TODO: Are such figures meaningful for hand picked examples? Particularly the average.

## Specific IR optimisations (inlining, tail calls, uncurrying)

## Phase order and number of iterations

In [None]:
data = {}
labels = ["0", "1", "2", "3", "4", "5"]
# Check file to see formatting
with open("../../wasm-of-ocaml/benchmarks/evaluation/iterations.txt") as f:
    for i in labels:
        f.readline()
        line = f.readline().strip().split()
        while line != []:
            if line[0] not in data:
                data[line[0]] = {}
            data[line[0]][i] = \
              {"time" : float(line[1]), "error" : float(line[2]), "heap": float(line[3]), "filesize" : float(line[4])}
            line = f.readline().strip().split()
tests = data.keys()

In [None]:
fig, axs = plt.subplots(3, 1, figsize=(12,10))
ax = axs[0]
times = {i: [data[test][i]["time"] for test in tests] for i in labels}
errors = {i: [data[test][i]["error"] for test in tests] for i in labels}
times, errors = normalise(times, errors, "0", True)
#times = {lang : [means[lang][b] for b in benchmarks if b != "arith"] for lang in means if lang != "Grain"}
bar_plot(ax, times, errors=errors)
ax.set_title("Execution time")
ax.set_xticks([])
ax.set_ylabel("relative time")

ax = axs[1]
mem = {i: [data[test][i]["heap"] for test in tests] for i in labels}
handlers, labels = bar_plot(ax, mem, legend=True)
ax.set_title("Heap usage")
ax.set_xticks([])
ax.set_yscale("log")
ax.set_ylabel("Memory (bytes)")

ax = axs[2]
sizes = {i: [data[test][i]["filesize"] for test in tests] for i in labels}
handlers, labels = bar_plot(ax, sizes, legend=True)
ax.set_title("Filesize")
ax.set_xticks(range(len(tests)))
ax.set_xticklabels(tests, rotation=90)
ax.set_ylabel("size (bytes)");

fig.legend(handlers, labels, loc='center left');
plt.subplots_adjust(left=0.15)

From these plots we see that performance rarely gets worse with more iterations, and that further improvement after three iterations only happens in a couple instances. Where there are improvements from performing more than three iterations, these tend to be much smaller than the improvements already achieved, hence 3 iterations is chosen as the number of times to run the set of optimisation passes for all other analysis.  

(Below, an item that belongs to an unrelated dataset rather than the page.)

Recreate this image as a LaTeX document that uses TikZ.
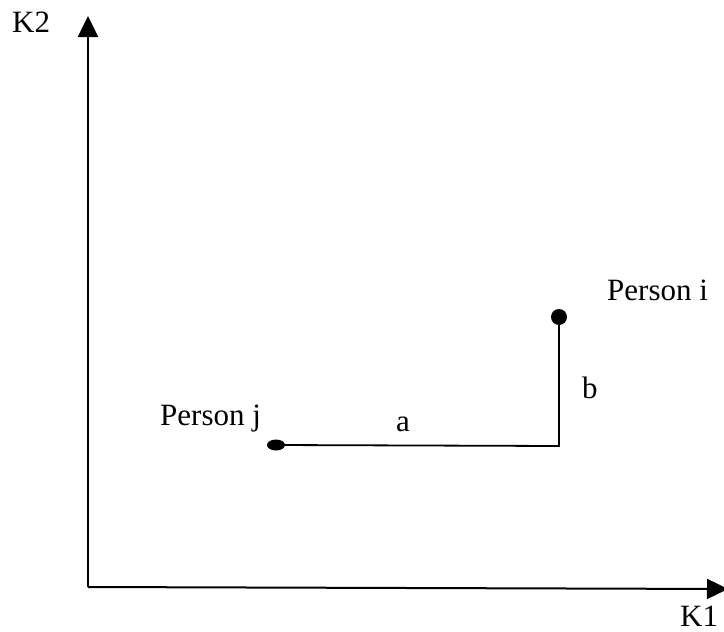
\documentclass[tikz,border=0pt]{standalone}
\usepackage{fontspec}
\setmainfont{Liberation Serif}
\usetikzlibrary{arrows.meta,shapes.geometric}
\begin{document}
\begin{tikzpicture}[x=1pt,y=-1pt,
  axis/.style={line width=2.4pt,-{Triangle[length=21pt,width=20pt]}},
  seg/.style={line width=1.8pt},
  lbl/.style={font=\fontsize{31}{35}\selectfont,inner sep=0pt,anchor=base west}]
\useasboundingbox (0,0) rectangle (724,632);
\coordinate (O) at (88,587);
\coordinate (ytop) at (88,16);
\coordinate (xend) at (728,589);
\draw[axis] (O) -- (ytop);
\draw[axis,line width=2pt] (O) -- (xend);
\node[fill=black,circle,inner sep=0pt,minimum size=16pt] (doti) at (559,317) {};
\node[fill=black,ellipse,inner sep=0pt,minimum width=18pt,minimum height=11pt] (dotj) at (276,445) {};
\coordinate (corner) at (559,446);
\draw[seg] (dotj.center) -- (corner) -- (doti.center);
\node[lbl] (k2) at (12,32) {K2};
\node[lbl] (k1) at (680,626) {K1};
\node[lbl] (pi) at (607,300) {Person i};
\node[lbl] (pj) at (160,425) {Person j};
\node[lbl] (a) at (396,431) {a};
\node[lbl] (b) at (582,398) {b};
\end{tikzpicture}
\end{document}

Performing multiple passes of the iterations reduces the significance of the ordering of passes. Still, the more complex optimisations such as inlining or uncurrying functions tend to rely on some values being propagated through the code initially produced. As such, these information propagation passes such as CSE and constant porpagation are run first.  
Functions are then inlined where beneficial, and those functions which are fully applied but are not selected to be inlined are then uncurried. Lastly, dead assignment elimination removes any now useless definitions and tail call optimisation attempts to optimise suitable recursive functions that have not been removed.  

Inlining in particular reveals new opportunities to propagate values, hence the benefit of running iterations in multiple passes.